Title of Paper: On triviality of Dickson invariants in the
homology of the Steenrod algebra

Author: Nguy\^{e}n H. V. Hung

2000 Mathematics Subject Classification: Primary 55P47, 55Q45,
55S10, 55T15.

Address of Author:

Current Address: Department of Mathematics,
Johns Hopkins University, 3400 N. Charles Street, Baltimore MD
21218 - 2689 E-mail address: nhvhung@math.jhu.edu

Permanent Address: Department of Mathematics, Vietnam National
University, Hanoi, 334 Nguyen Trai Street, Hanoi, Vietnam

E-mail address: nhvhung@vnu.edu.vn


Abstract: Let ${\cal A}$ be the mod 2 Steenrod algebra and $D_k$
the Dickson algebra of $k$ variables. We study the Lannes-Zarati
homomorphisms
$$
\varphi_k: Ext_{\cal A}^{k,k+i}(F_2,F_2)\to (F_2\otimes_{\cal A}
D_k)_i^*,
$$
which correspond to an associated graded of the Hurewicz map $
H:\pi_*^s(S^0)\cong \pi_*(Q_0S^0)\to H_*(Q_0S^0)$. An algebraic
version of the long-standing conjecture on spherical classes
predicts that $\varphi_k=0$ in positive stems, for $k>2$. That the
conjecture is no longer valid for $k=1$ and $2$ is respectively an
exposition of the existence of Hopf invariant one classes and
Kervaire invariant one classes.

This conjecture has been proved for $k=3$ by Hung [Trans AMS 349
(1997), 3893-3910]. It has been shown that $\varphi_k$ vanishes on
decomposable elements for $k>2$ [Hung and Peterson, Math. Proc.
Camb. Phil.
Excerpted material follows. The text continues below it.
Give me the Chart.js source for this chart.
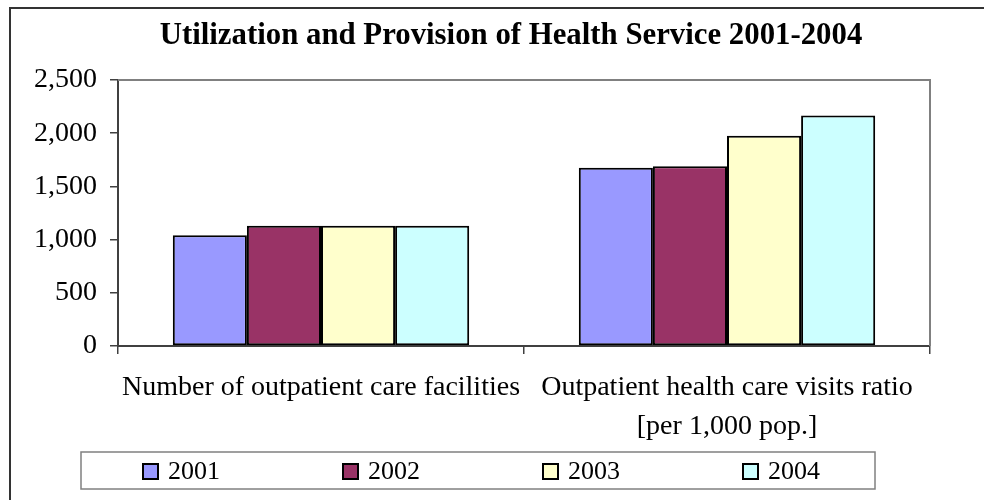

Soc. 124 (1998), 253-264] and on the image of Singer's
algebraic transfer for $k>2$ [Hung, 1997; Hung and Nam, Trans AMS
353 (2001), 5029-5040]. In this paper, we establish the conjecture
for $k=4$. To this end, our main tools include (1) an explicit
chain-level representation of $\varphi_k$ and (2) a squaring
operation $Sq^0$ on $(F_2\otimes_{\cal A} D_k)^*$, which commutes
with the classical $Sq^0$ on $Ext_{\cal A}^k(F_2,F_2)$ through the
Lannes-Zarati homomorphism.

(To appear in Math. Proc. Camb. Phil. Soc. 134 (2003).)